Few school districts in Illinois meet test standards
Only a few local school districts made adequate yearly progress under federal No Child Left Behind requirements, and they're in the minority of school districts around the state.
In the area, Thomasboro, Gifford, Prairieview-Ogden, Deland-Weldon, LeRoy, Armstrong-Ellis and Potomac school districts made adequate yearly progress. Champaign, Urbana and Danville's school districts did not.
Statewide, 82 percent of school districts and 66 percent of schools did not make adequate yearly progress under No Child Left Behind, according to the Illinois State Board of Education.
Eleven high schools in the state made adequate yearly progress, according to Mary Fergus, spokeswoman for the state board of education.
Illinois has applied for a No Child Left Behind waiver with the U.S. Department of Education, and it's under review.
However, the state board was allowed to calculate whether schools and school districts made adequate yearly progress based on last school year's levels.

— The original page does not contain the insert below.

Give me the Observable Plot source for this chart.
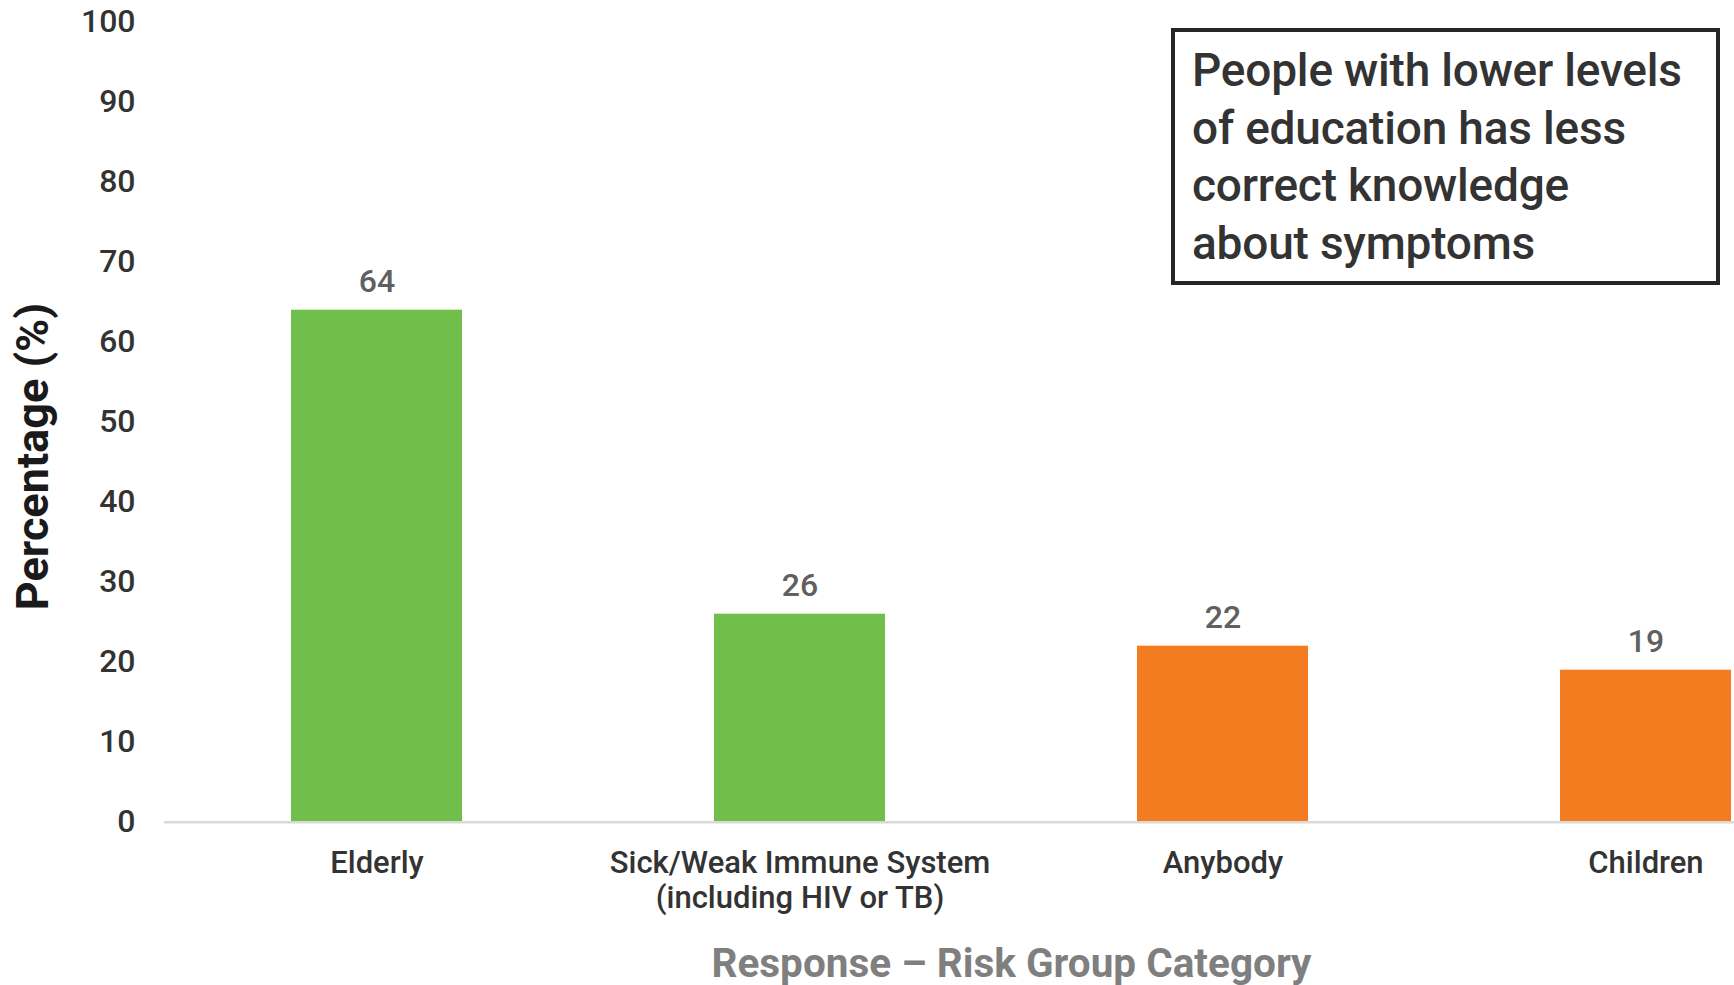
<!DOCTYPE html>
<html>
<head>
<meta charset="utf-8">
<script src="https://cdn.jsdelivr.net/npm/d3@7"></script>
<script src="https://cdn.jsdelivr.net/npm/@observablehq/plot@0.6"></script>
<style>
  html, body { margin: 0; padding: 0; background: #fff; overflow: hidden; }
  #wrap { position: relative; width: 1734px; height: 985px; }
  #note {
    position: absolute; left: 1171px; top: 28px; width: 541px; height: 249px;
    border: 4px solid #262626; box-sizing: content-box;
    font-family: Roboto, "Liberation Sans", sans-serif; font-size: 46px; font-weight: 500; line-height: 57.5px;
    color: #333; padding: 0; letter-spacing: -0.2px;
  }
  #note div { padding: 10px 0 0 17px; white-space: nowrap; }
</style>
</head>
<body>
<div id="wrap"><div id="note"><div>People with lower levels<br>of education has less<br>correct knowledge<br>about symptoms</div></div></div>
<script>
const categories = ["Elderly", "Sick/Weak Immune System\n(including HIV or TB)", "Anybody", "Children"];
const values = [64, 26, 22, 19];
const groups = ["correct", "correct", "other", "other"];
const groupColors = ["#70BF4A", "#F47C20"];
const yTicks = [0, 10, 20, 30, 40, 50, 60, 70, 80, 90, 100];
const yTitle = "Percentage (%)";
const xTitle = "Response \u2013 Risk Group Category";

const data = categories.map((c, i) => ({category: c, value: values[i], group: groups[i]}));

const W = 1734, H = 985;
const mL = 164, mT = 21.7, mB = 985 - 821.7;

const chart = Plot.plot({
  width: W, height: H,
  marginLeft: mL, marginRight: 0, marginTop: mT, marginBottom: mB,
  style: {fontFamily: "Roboto, 'Liberation Sans', sans-serif", color: "#333", background: "white", overflow: "hidden"},
  x: {domain: categories, range: [mL, 1857], paddingInner: 0.596, paddingOuter: 0.298, align: 0.5},
  y: {domain: [0, 100]},
  color: {domain: ["correct", "other"], range: groupColors},
  marks: [
    Plot.barY(data, {x: "category", y: "value", fill: "group"}),
    Plot.ruleY([0], {stroke: "#d9d9d9", strokeWidth: 2.5}),
    Plot.axisY({ticks: yTicks, tickSize: 0, tickPadding: 29, fontSize: 32, fontWeight: 500, label: null, fill: "#333"}),
    Plot.axisX({tickSize: 0, tickPadding: 25.5, fontSize: 31, fontWeight: 500, label: null, lineHeight: 1.13, fill: "#333"}),
    Plot.text(data, {x: "category", y: "value", text: d => String(d.value), dy: -28.5, lineAnchor: "middle", fontSize: 32, fontWeight: 500, fill: "#606060"}),
    Plot.text([yTitle], {frameAnchor: "left", dx: 33 - mL, dy: 456 - (mT + 821.7) / 2, rotate: -90, fontSize: 45, fontWeight: "bold", fill: "#1a1a1a", lineAnchor: "middle", textAnchor: "middle"}),
    Plot.text([xTitle], {frameAnchor: "bottom", dx: 1011 - (mL + W) / 2, dy: 964 - 821.7, fontSize: 40.5, fontWeight: "bold", fill: "#7f7f7f", lineAnchor: "middle", textAnchor: "middle"})
  ]
});
document.getElementById("wrap").prepend(chart);
</script>
</body>
</html>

It's a one-time freeze.
That means schools were expected to show 85 percent of students met or exceeded learning standards when taking the Illinois Standard Achievement Test and the Prairie State Achievement Examination.
In Champaign, South Side Elementary made adequate yearly progress, but no other schools did. Northeast Elementary Magnet School was the only Danville school that did. No Urbana schools made adequate yearly progress.
Both Champaign and Urbana's school districts say they're using these tests and others to find out how students are growing, and in what areas they need more help.
In Champaign, Superintendent Judy Wiegand said the school district is working with a company called Educational Consultants and Research Associates Group to monitor students as they take tests throughout high school. The idea is to evaluate the students' growth over time, not just on the Prairie State examination they take junior year.
The company will also evaluate test scores for younger grades.
Wiegand said she expects results in February or March, and she said they'll show where students are making gains and help the school district target areas that need improvement.
While Champaign's graduation rates, which factor into whether schools make adequate yearly progress, are still below the state average, Wiegand said, the district is making special efforts to support freshman. There's a push to make sure they earn enough credits freshman year to become sophomores.
Champaign's graduation rate is 81.4 percent, and the state average is 82.3 percent.
Urbana High School's graduation rate is 87.8 percent, and Don Owen, the school district's assistant superintendent for curriculum and instruction, said there's a bright spot in that data. While the overall rate is exactly the same as last year's, for the first time, African-American students have a higher graduation rate than any other subgroup. The high school's goal is to have all students "college and career ready," Owen said, "but it's nice not to see a disparity on the graduation rate."
Urbana's graduation rate for African-American students is 90.4 percent, 88.4 percent for white students and 86.3 percent for students who are economically disadvantaged.
No schools in the Urbana school district made adequate yearly progress, though, and Owen said Urbana is moving away from using the ISAT and PSAE tests as anything more than one more data point to see how students are doing. Instead, Urbana's school district is focusing on results from tests chosen within the school district that measure students' individual growth over time.
"They provide more meaningful information to teachers and administrators about how to meet the needs of all students better," Owen said.
The tests used for No Child Left Behind test different groups of kids each year, and don't reflect the school district's move toward implementing the new Common Core state standards.
But new state tests, called the Partnership for Assessment of Readiness of College and Careers Assessment, won't be implemented until 2014-15, Owen said.
ISAT and PSAE scores alone "don't provide useful information for us to make changes," he said.